You can see it in something simple like running mechanics. Even small adjustments like foot placement or hand position take time to become part of us. We need to repeat them over and over again, paying attention and continuing to adjust before they take hold.
I worked with an athlete a few years ago who resisted small changes in her form because in her words, “I don’t like it, it feels too easy.” Then one day at the end of a workout I put her on the watch and asked her to run a 40. It was her second fastest ever – even though it came at the end a fitness and conditioning session. She ran two more and they were just as fast. She started to see that maybe there was something to the new mechanics. Slowly it became her preferred pattern, the new normal.

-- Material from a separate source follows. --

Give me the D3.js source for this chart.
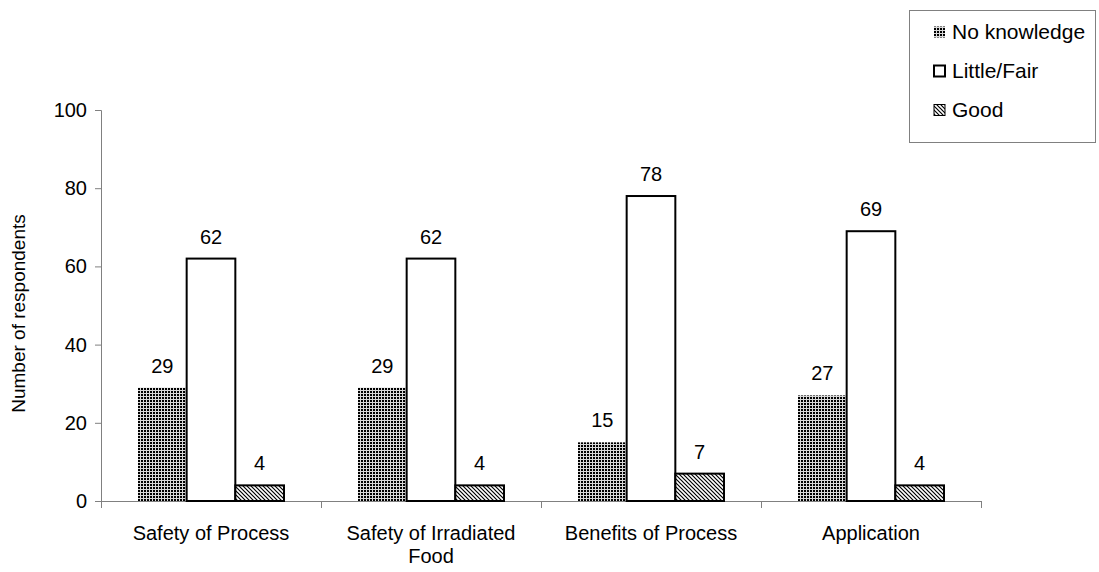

In his book, Job’s Body, A Handbook For Bodywork, Deane Juhan writes, “You have to behave in a reality before you can perceive in that reality. For personal change, for pattern change, for template change it is necessary to act, to voluntarily, willfully engage in the process of self-observation and self-regulation and to stay with it over time …”
I’m getting coached right now, working on my nutrition and eating habits. It’s slow work but it’s good. Paying attention ( in a non-judgmental way ) and making adjustments isn’t as simple or easy as it sounds. It is frustrating at times and then there are small breakthroughs.
Part of good coaching is engaging the athlete or client in a relationship and environment that helps us make those uncomfortable changes and meet the challenges slowly, at our own pace in a way that makes sense to us and makes them intrinsic. A new pattern that’s stable. Creating a space that is both challenging and safe, where we can practice doing it differently, paying attention in a non-judgmental way and keep adjusting until we create a new path that takes us closer to where we want to go.